Our shared mission as Christians is to bear
joyful witness wherever we find ourselves,
through our actions and words, to the experience
of being with Jesus and members of his
community, which is the Church.
That mission finds expression in works of
material and spiritual mercy, in a welcoming and
gentle way of life that reflects closeness,
compassion and tenderness, in contrast to the
culture of waste and indifference. By being a
neighbour, like the Good Samaritan (cf. Lk
10:25-37), we come to understand the heart of
our Christian vocation: to imitate Jesus Christ,
who came to serve, not to be served (cf. Mk
10:45).
This missionary activity does not arise simply
from our own abilities, plans and projects, nor
from our sheer willpower or our efforts to
practice the virtues; it is the result of a
profound experience in the company of Jesus.
Only then can we testify to a Person, a
Life, and thus become “apostles”. Only then can
we regard ourselves as “sealed, even branded, by
this mission of bringing light, blessing,
enlivening, raising, healing and freeing” (Evangelii
Gaudium, 273).
The Gospel icon of this experience is that of
the two disciples journeying to Emmaus. After
their encounter with the risen Jesus, they said
to each other, “Were not our hearts burning
within us while he was talking to us on the
road, while he was opening the Scriptures to
us?” ( Lk 24:32). In those disciples, we can see
what it means to have “hearts on fire, feet on
the move”. [3] This is also my fervent hope for
the coming World Youth Day in Lisbon, to which I
joyfully look forward, with its motto: “Mary
arose and went with haste” ( Lk 1:39). May every
man and woman feel called to arise and go in
haste, with hearts on fire.
Called together and convened
The evangelist Mark relates the moment when
Jesus called to himself twelve disciples, each
by name. He appointed them to be with him and to
be sent out to proclaim the message, to heal
infirmities and to cast out demons (cf. Mk
3:13-15). The Lord thus laid the foundations of
his new community. The Twelve were people from
different social classes and trades; none of
them was a person of influence. The Gospels
speak too of other callings, like that of the 72
disciples whom Jesus sent out two by two (cf. Lk
10:1).
The Church is an Ecclesia, the Greek word for an
assembly of persons called and convened, in
order to form the community of missionary
disciples of Jesus Christ committed to sharing
love among themselves (cf. Jn 13:34; 15:12) and
spreading that love to all others, so that God’s
kingdom may come.
Within the Church, all of us are servants, in
accordance with the variety of our vocations,
charisms and ministries. Our common vocation to
give ourselves in love develops and finds
concrete expression in the life of lay men and
women, devoted to raising a family as a small
domestic church and working as a leaven of the
Gospel to renew the different sectors of
society; in the testimony of consecrated women
and men who are completely committed to God for
the sake of their brothers and sisters as a
prophetic sign of the kingdom of God; in
ordained ministers – deacons, priests and
bishops – placed at the service of preaching,
prayer and fostering the communion of the holy
People of God. Only in relation with all the
others, does any particular vocation in the
Church fully disclose its true nature and
richness. Viewed in this light, the Church is a
vocational “symphony”, with every vocation
united yet distinct, in harmony and joined
together in “going forth” to radiate throughout
the world the new life of the kingdom of God.

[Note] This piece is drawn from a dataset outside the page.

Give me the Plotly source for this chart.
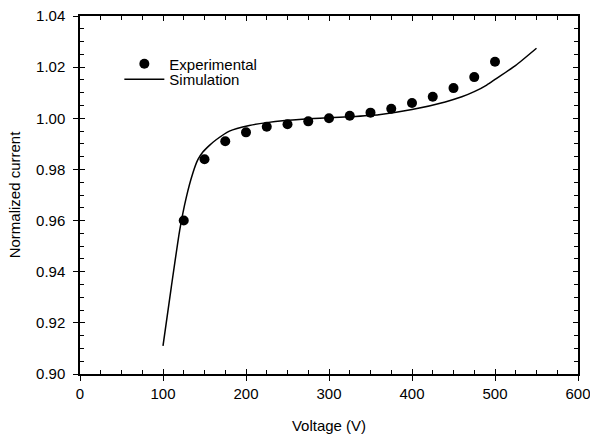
import plotly.graph_objects as go

exp_voltage = [125, 150, 175, 200, 225, 250, 275, 300, 325, 350, 375, 400, 425, 450, 475, 500]
exp_current = [0.960, 0.984, 0.991, 0.9945, 0.9967, 0.9977, 0.9988, 1.0000, 1.0010, 1.0022,
               1.0037, 1.0060, 1.0084, 1.0118, 1.0161, 1.0221]

sim_voltage = [100, 110, 120, 128, 136, 142, 148, 156, 164, 180, 204, 225, 275, 325, 360, 400,
               440, 460, 475, 490, 500, 525, 550]
sim_current = [0.911, 0.934, 0.956, 0.969, 0.9786, 0.9838, 0.9868, 0.9894, 0.9916, 0.9950,
               0.9972, 0.9983, 0.9998, 1.0006, 1.0014, 1.0034, 1.0064, 1.0084, 1.0104, 1.0130,
               1.0152, 1.0207, 1.0274]

x_ticks = [0, 100, 200, 300, 400, 500, 600]
y_ticks = [0.90, 0.92, 0.94, 0.96, 0.98, 1.00, 1.02, 1.04]

FONT = "Liberation Sans, Arial, sans-serif"

fig = go.Figure()
fig.add_trace(go.Scatter(
    x=exp_voltage, y=exp_current, mode="markers", name="Experimental",
    marker=dict(color="black", size=10), legend="legend",
))
fig.add_trace(go.Scatter(
    x=sim_voltage, y=sim_current, mode="lines", name="Simulation",
    line=dict(color="black", width=1.5, shape="spline", smoothing=0.5),
    xaxis="x2", yaxis="y2", legend="legend2",
))

common_x = dict(range=[0, 600], showgrid=False, zeroline=False, tickvals=x_ticks,
                linecolor="black", linewidth=1.5, tickcolor="black", automargin=False,
                ticklabeloverflow="allow")
common_y = dict(range=[0.90, 1.04], showgrid=False, zeroline=False, tickvals=y_ticks,
                linecolor="black", linewidth=1.5, tickcolor="black", automargin=False,
                ticklabeloverflow="allow")

leg_common = dict(xanchor="left", yanchor="middle", bgcolor="rgba(0,0,0,0)",
                  font=dict(size=15, family=FONT), itemwidth=40, borderwidth=0)

fig.update_layout(
    width=590, height=437,
    margin=dict(l=80, r=12, t=16, b=63),
    paper_bgcolor="white", plot_bgcolor="white",
    font=dict(family=FONT, size=15, color="black"),
    xaxis=dict(**common_x, ticks="outside", ticklen=5, tickwidth=1.2, showline=True, mirror=True,
               ticktext=[str(v) for v in x_ticks],
               title=dict(text="Voltage (V)", font=dict(size=15), standoff=20)),
    yaxis=dict(**common_y, ticks="outside", ticklen=5, tickwidth=1.2, showline=True, mirror=True,
               tickformat=".2f", ticklabelstandoff=5,
               title=dict(text="Normalized current", font=dict(size=15), standoff=12)),
    xaxis2=dict(**common_x, overlaying="x", ticks="inside", ticklen=5, tickwidth=1.2,
                showticklabels=False, mirror="ticks", showline=True,
                minor=dict(ticks="inside", dtick=25, ticklen=4, tickwidth=1, tickcolor="black")),
    yaxis2=dict(**common_y, overlaying="y", ticks="inside", ticklen=5, tickwidth=1.2,
                showticklabels=False, mirror="ticks", showline=True,
                minor=dict(ticks="inside", dtick=0.005, ticklen=4, tickwidth=1, tickcolor="black")),
    legend=dict(**leg_common, x=0.079, y=0.866),
    legend2=dict(**leg_common, x=0.079, y=0.8226),
    showlegend=True,
)

fig.write_html("out.html")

Grace and mission: a gift and a task
Dear brothers and sisters, vocation is a gift
and a task, a source of new life and true joy.

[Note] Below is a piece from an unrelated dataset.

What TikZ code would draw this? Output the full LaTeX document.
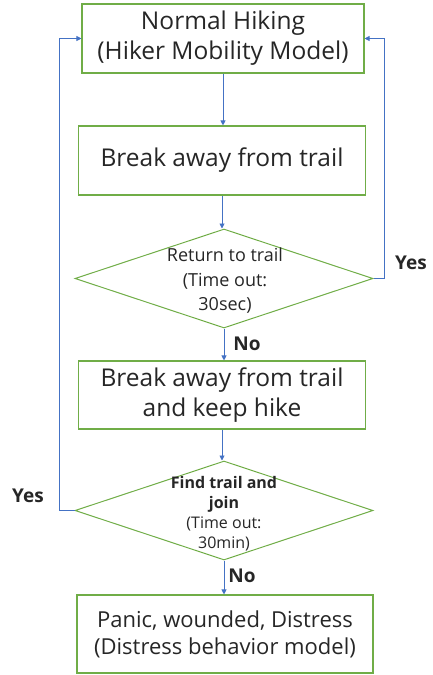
\documentclass[tikz,border=0pt]{standalone}
\usepackage{fontspec}
\setmainfont{Open Sans}
\usetikzlibrary{shapes.geometric}
\usetikzlibrary{arrows.meta}
\definecolor{boxgreen}{HTML}{70AD47}
\definecolor{flowblue}{HTML}{4472C4}
\definecolor{txt}{HTML}{262626}

\begin{document}
\begin{tikzpicture}[x=1pt,y=-1pt,
        box/.style={draw=boxgreen, line width=1.1pt, minimum width=287pt, minimum height=69pt,
            text=txt, align=center, font=\fontsize{24.5}{30}\selectfont},
        decision/.style={diamond, draw=boxgreen, line width=1pt, inner sep=0pt,
            minimum width=298pt, minimum height=99pt},
        dtext/.style={text=txt, align=center, inner sep=0pt},
        flow/.style={draw=flowblue, line width=0.9pt, -{Triangle[length=5pt,width=5pt]}},
        lbl/.style={text=txt, font=\fontsize{19}{22}\selectfont\bfseries}]
    \useasboundingbox (0,0) rectangle (432,675);

    % states and decisions
    \node[box, minimum width=282pt] (hike) at (223,38.5) {Normal Hiking\\(Hiker Mobility Model)};
    \node[box] (brk) at (222,160.5) {Break away from trail};
    \node[decision] (ret) at (224,278.5) {};
    \node[dtext, font=\fontsize{18}{24.5}\selectfont] (ret-txt) at (225,281) {Return to trail\\(Time out:\\30sec)};
    \node[box, minimum height=68pt] (keep) at (222,395) {Break away from trail\\and keep hike};
    \node[decision] (find) at (224,510.5) {};
    \node[dtext, font=\fontsize{16}{20}\selectfont] (find-txt) at (224,514) {\textbf{Find trail and}\\\textbf{join}\\(Time out:\\30min)};
    \node[box, minimum width=296pt, minimum height=78pt, font=\fontsize{22}{27}\selectfont] (panic) at (225,634) {Panic, wounded, Distress\\(Distress behavior model)};

    % flow
    \draw[flow] (hike.south) -- (hike.south |- brk.north);
    \draw[flow] (brk.south) -- (brk.south |- ret.north);
    \draw[flow] (ret.south) -- (ret.south |- keep.north);
    \draw[flow] (keep.south) -- (keep.south |- find.north);
    \draw[flow] (find.south) -- (find.south |- panic.north);
    \draw[flow] (ret.east) -- ++(11,0) |- (hike.east);
    \draw[flow] (find.west) -- ++(-15,0) |- (hike.west);

    % answers
    \node[lbl] (ret-yes) at (411,262.5) {Yes};
    \node[lbl] (ret-no) at (247,343.5) {No};
    \node[lbl] (find-yes) at (28,495.5) {Yes};
    \node[lbl] (find-no) at (242,575.5) {No};
\end{tikzpicture}
\end{document}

May the initiatives of prayer and of activity
associated with this Day strengthen an awareness
of vocation within our families, our parish
communities, our communities of consecrated
life, and our ecclesial associations and
movements. The Spirit of the risen Lord dispels
our apathy and grants us the gifts of sympathy
and empathy. In this way, he enables us to live
each day born anew as children of the God who is
love (cf. 1 Jn 4:16) and in turn to offer that
love to others. To bring life everywhere,
especially in places of exclusion and
exploitation, poverty and death, in order to
enlarge the spaces of love, [4] so that God may
reign ever more fully in this world.
May the prayer that Saint Paul VI composed for
the first World Day of Vocations, 11 April 1964,
accompany us on our journey:
“O Jesus, divine Shepherd of souls, you called
the apostles and made them fishers of men.
Continue to draw to yourself ardent and generous
souls from among the young, in order to make
them your followers and your ministers. Give
them a share in your thirst for the redemption
of all… Open before them the horizons of the
entire world… By responding to your call, may
they prolong your mission here on earth, build
up your Mystical Body which is the Church, and
be ‘the salt of the earth’ and ‘the light of the
world’ (Mt 5:13)”.
May the Virgin Mary watch over you and protect
you. With my blessing.
Rome, Saint John Lateran, 30 April 2023, Fourth
Sunday of Easter.
FRANCIS
[1]
Final Document of the XV Ordinary General
Assembly of the Synod of Bishops (2018): “Young
People, the Faith and Vocational Discernment,
No. 78.
[2]
Manuscript B, written during her last retreat
(September 1896), Oeuvres completes, Paris,
1992, p. 226.
[3] Cf. Message for World Mission Day 2023 (6
January 2023).
[4]“ Dilatentur spatia caritatis”: SAINT
AUGUSTINE , Sermo 69: PL 5, 440-441.